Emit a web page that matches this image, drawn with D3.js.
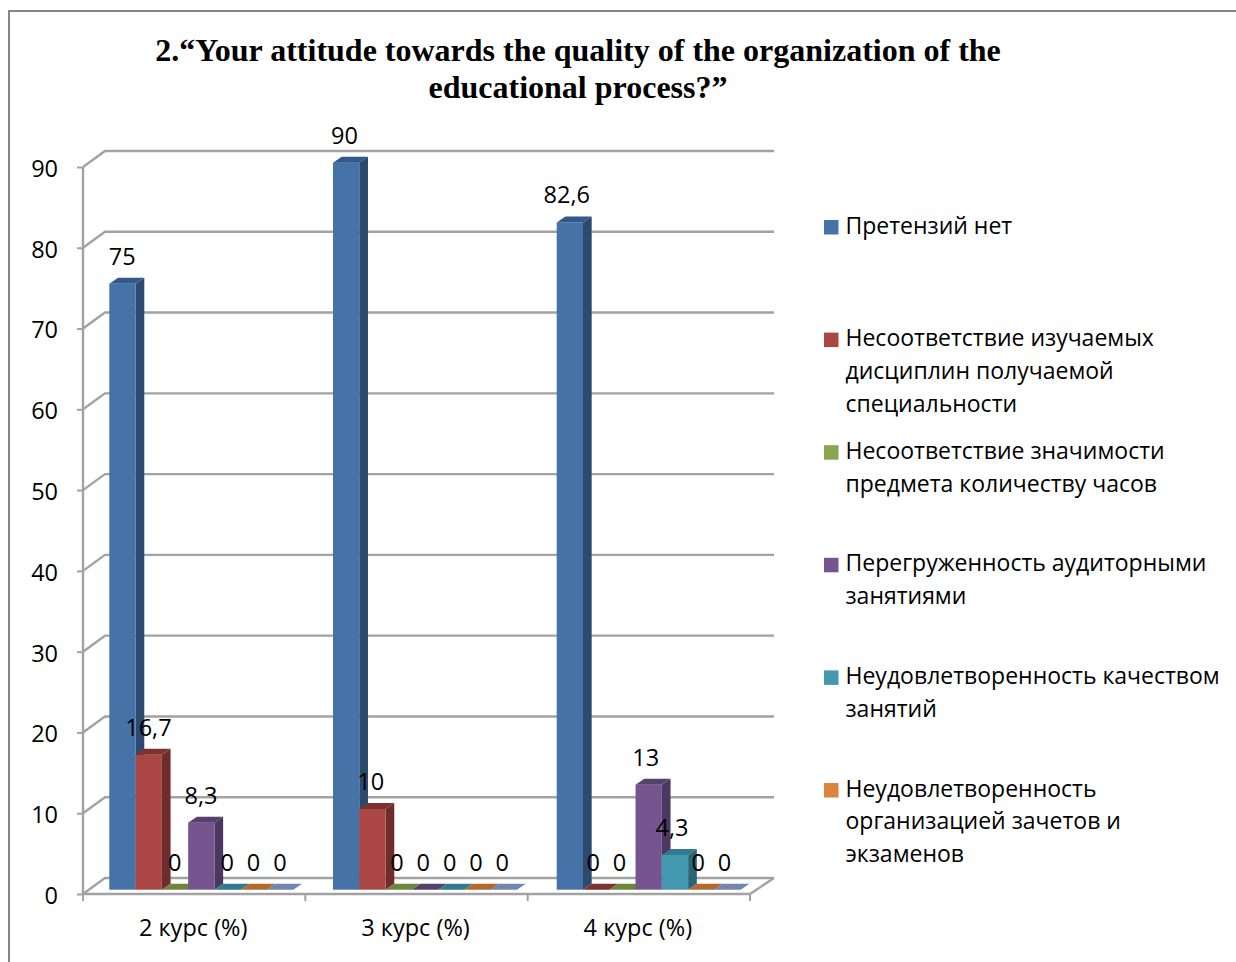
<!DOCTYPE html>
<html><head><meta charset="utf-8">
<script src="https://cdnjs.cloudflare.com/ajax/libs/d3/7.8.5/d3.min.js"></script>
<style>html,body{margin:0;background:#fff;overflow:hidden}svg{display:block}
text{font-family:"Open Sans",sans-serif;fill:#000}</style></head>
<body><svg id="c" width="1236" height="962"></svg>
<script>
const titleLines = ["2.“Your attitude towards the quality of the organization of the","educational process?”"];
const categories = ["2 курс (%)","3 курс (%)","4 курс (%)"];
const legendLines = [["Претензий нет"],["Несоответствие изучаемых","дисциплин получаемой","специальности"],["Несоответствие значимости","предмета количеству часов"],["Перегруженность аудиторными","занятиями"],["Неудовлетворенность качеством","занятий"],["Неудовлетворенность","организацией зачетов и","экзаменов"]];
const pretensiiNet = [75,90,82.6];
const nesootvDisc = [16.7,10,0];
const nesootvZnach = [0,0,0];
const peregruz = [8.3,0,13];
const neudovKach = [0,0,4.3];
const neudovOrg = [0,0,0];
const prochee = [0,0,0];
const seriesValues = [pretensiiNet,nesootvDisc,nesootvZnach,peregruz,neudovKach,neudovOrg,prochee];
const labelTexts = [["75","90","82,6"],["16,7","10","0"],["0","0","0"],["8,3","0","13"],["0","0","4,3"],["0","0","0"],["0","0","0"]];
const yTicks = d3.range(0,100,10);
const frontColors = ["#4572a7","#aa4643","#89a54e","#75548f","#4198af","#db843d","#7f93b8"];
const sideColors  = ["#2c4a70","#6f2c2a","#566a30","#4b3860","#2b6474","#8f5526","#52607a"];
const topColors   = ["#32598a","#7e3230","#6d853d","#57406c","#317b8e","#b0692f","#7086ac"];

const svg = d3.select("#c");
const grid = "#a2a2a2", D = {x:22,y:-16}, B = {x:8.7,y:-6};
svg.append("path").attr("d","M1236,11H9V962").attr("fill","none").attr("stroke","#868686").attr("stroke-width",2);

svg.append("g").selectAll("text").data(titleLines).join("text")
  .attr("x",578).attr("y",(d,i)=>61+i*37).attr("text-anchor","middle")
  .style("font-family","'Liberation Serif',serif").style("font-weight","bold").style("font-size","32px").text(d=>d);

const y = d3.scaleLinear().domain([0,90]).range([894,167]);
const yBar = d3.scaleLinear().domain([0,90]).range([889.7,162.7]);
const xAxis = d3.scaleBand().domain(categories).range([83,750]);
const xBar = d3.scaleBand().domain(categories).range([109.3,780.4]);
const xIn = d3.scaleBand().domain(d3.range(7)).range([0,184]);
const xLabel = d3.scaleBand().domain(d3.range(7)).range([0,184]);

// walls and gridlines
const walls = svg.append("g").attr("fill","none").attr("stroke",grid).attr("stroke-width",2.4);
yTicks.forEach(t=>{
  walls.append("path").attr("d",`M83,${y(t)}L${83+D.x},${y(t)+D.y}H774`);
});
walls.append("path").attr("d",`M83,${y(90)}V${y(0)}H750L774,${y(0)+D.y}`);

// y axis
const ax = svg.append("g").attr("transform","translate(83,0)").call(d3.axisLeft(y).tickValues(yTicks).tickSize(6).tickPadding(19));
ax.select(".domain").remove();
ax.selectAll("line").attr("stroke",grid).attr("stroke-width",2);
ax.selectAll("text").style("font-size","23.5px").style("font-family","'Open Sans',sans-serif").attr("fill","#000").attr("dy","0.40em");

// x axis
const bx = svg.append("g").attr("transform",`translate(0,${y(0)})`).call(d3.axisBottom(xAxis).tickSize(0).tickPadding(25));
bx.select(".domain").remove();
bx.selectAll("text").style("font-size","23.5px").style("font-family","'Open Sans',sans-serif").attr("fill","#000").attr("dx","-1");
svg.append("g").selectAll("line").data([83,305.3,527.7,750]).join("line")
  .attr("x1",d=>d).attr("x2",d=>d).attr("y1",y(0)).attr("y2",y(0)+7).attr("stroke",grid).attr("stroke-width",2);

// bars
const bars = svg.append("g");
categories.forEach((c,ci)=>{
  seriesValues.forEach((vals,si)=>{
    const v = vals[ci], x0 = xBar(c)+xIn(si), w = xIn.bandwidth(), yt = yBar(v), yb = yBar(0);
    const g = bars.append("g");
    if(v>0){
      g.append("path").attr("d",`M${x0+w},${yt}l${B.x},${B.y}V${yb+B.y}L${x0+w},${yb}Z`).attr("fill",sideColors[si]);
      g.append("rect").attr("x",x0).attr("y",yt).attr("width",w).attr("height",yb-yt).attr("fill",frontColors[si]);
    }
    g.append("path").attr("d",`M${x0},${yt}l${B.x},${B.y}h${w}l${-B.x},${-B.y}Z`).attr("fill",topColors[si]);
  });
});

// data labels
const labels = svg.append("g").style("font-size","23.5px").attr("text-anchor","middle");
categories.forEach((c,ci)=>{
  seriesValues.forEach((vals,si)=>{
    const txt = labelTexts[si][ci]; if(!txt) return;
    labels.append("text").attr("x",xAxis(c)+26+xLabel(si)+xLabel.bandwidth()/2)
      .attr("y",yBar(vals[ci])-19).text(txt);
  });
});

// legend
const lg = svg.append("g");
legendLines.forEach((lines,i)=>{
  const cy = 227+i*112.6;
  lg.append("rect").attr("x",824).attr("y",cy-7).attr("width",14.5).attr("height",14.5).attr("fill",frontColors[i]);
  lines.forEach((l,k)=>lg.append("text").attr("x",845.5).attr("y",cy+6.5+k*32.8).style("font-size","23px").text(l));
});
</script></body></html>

================

Go through the listing above and write it all out exactly, leaving out any picture.

RESPONSE BELOW
Emit a web page that matches this image, drawn with D3.js.
<!DOCTYPE html>
<html><head><meta charset="utf-8">
<script src="https://cdnjs.cloudflare.com/ajax/libs/d3/7.8.5/d3.min.js"></script>
<style>html,body{margin:0;background:#fff;overflow:hidden}svg{display:block}
text{font-family:"Open Sans",sans-serif;fill:#000}</style></head>
<body><svg id="c" width="1236" height="962"></svg>
<script>
const titleLines = ["2.“Your attitude towards the quality of the organization of the","educational process?”"];
const categories = ["2 курс (%)","3 курс (%)","4 курс (%)"];
const legendLines = [["Претензий нет"],["Несоответствие изучаемых","дисциплин получаемой","специальности"],["Несоответствие значимости","предмета количеству часов"],["Перегруженность аудиторными","занятиями"],["Неудовлетворенность качеством","занятий"],["Неудовлетворенность","организацией зачетов и","экзаменов"]];
const pretensiiNet = [75,90,82.6];
const nesootvDisc = [16.7,10,0];
const nesootvZnach = [0,0,0];
const peregruz = [8.3,0,13];
const neudovKach = [0,0,4.3];
const neudovOrg = [0,0,0];
const prochee = [0,0,0];
const seriesValues = [pretensiiNet,nesootvDisc,nesootvZnach,peregruz,neudovKach,neudovOrg,prochee];
const labelTexts = [["75","90","82,6"],["16,7","10","0"],["0","0","0"],["8,3","0","13"],["0","0","4,3"],["0","0","0"],["0","0","0"]];
const yTicks = d3.range(0,100,10);
const frontColors = ["#4572a7","#aa4643","#89a54e","#75548f","#4198af","#db843d","#7f93b8"];
const sideColors  = ["#2c4a70","#6f2c2a","#566a30","#4b3860","#2b6474","#8f5526","#52607a"];
const topColors   = ["#32598a","#7e3230","#6d853d","#57406c","#317b8e","#b0692f","#7086ac"];

const svg = d3.select("#c");
const grid = "#a2a2a2", D = {x:22,y:-16}, B = {x:8.7,y:-6};
svg.append("path").attr("d","M1236,11H9V962").attr("fill","none").attr("stroke","#868686").attr("stroke-width",2);

svg.append("g").selectAll("text").data(titleLines).join("text")
  .attr("x",578).attr("y",(d,i)=>61+i*37).attr("text-anchor","middle")
  .style("font-family","'Liberation Serif',serif").style("font-weight","bold").style("font-size","32px").text(d=>d);

const y = d3.scaleLinear().domain([0,90]).range([894,167]);
const yBar = d3.scaleLinear().domain([0,90]).range([889.7,162.7]);
const xAxis = d3.scaleBand().domain(categories).range([83,750]);
const xBar = d3.scaleBand().domain(categories).range([109.3,780.4]);
const xIn = d3.scaleBand().domain(d3.range(7)).range([0,184]);
const xLabel = d3.scaleBand().domain(d3.range(7)).range([0,184]);

// walls and gridlines
const walls = svg.append("g").attr("fill","none").attr("stroke",grid).attr("stroke-width",2.4);
yTicks.forEach(t=>{
  walls.append("path").attr("d",`M83,${y(t)}L${83+D.x},${y(t)+D.y}H774`);
});
walls.append("path").attr("d",`M83,${y(90)}V${y(0)}H750L774,${y(0)+D.y}`);

// y axis
const ax = svg.append("g").attr("transform","translate(83,0)").call(d3.axisLeft(y).tickValues(yTicks).tickSize(6).tickPadding(19));
ax.select(".domain").remove();
ax.selectAll("line").attr("stroke",grid).attr("stroke-width",2);
ax.selectAll("text").style("font-size","23.5px").style("font-family","'Open Sans',sans-serif").attr("fill","#000").attr("dy","0.40em");

// x axis
const bx = svg.append("g").attr("transform",`translate(0,${y(0)})`).call(d3.axisBottom(xAxis).tickSize(0).tickPadding(25));
bx.select(".domain").remove();
bx.selectAll("text").style("font-size","23.5px").style("font-family","'Open Sans',sans-serif").attr("fill","#000").attr("dx","-1");
svg.append("g").selectAll("line").data([83,305.3,527.7,750]).join("line")
  .attr("x1",d=>d).attr("x2",d=>d).attr("y1",y(0)).attr("y2",y(0)+7).attr("stroke",grid).attr("stroke-width",2);

// bars
const bars = svg.append("g");
categories.forEach((c,ci)=>{
  seriesValues.forEach((vals,si)=>{
    const v = vals[ci], x0 = xBar(c)+xIn(si), w = xIn.bandwidth(), yt = yBar(v), yb = yBar(0);
    const g = bars.append("g");
    if(v>0){
      g.append("path").attr("d",`M${x0+w},${yt}l${B.x},${B.y}V${yb+B.y}L${x0+w},${yb}Z`).attr("fill",sideColors[si]);
      g.append("rect").attr("x",x0).attr("y",yt).attr("width",w).attr("height",yb-yt).attr("fill",frontColors[si]);
    }
    g.append("path").attr("d",`M${x0},${yt}l${B.x},${B.y}h${w}l${-B.x},${-B.y}Z`).attr("fill",topColors[si]);
  });
});

// data labels
const labels = svg.append("g").style("font-size","23.5px").attr("text-anchor","middle");
categories.forEach((c,ci)=>{
  seriesValues.forEach((vals,si)=>{
    const txt = labelTexts[si][ci]; if(!txt) return;
    labels.append("text").attr("x",xAxis(c)+26+xLabel(si)+xLabel.bandwidth()/2)
      .attr("y",yBar(vals[ci])-19).text(txt);
  });
});

// legend
const lg = svg.append("g");
legendLines.forEach((lines,i)=>{
  const cy = 227+i*112.6;
  lg.append("rect").attr("x",824).attr("y",cy-7).attr("width",14.5).attr("height",14.5).attr("fill",frontColors[i]);
  lines.forEach((l,k)=>lg.append("text").attr("x",845.5).attr("y",cy+6.5+k*32.8).style("font-size","23px").text(l));
});
</script></body></html>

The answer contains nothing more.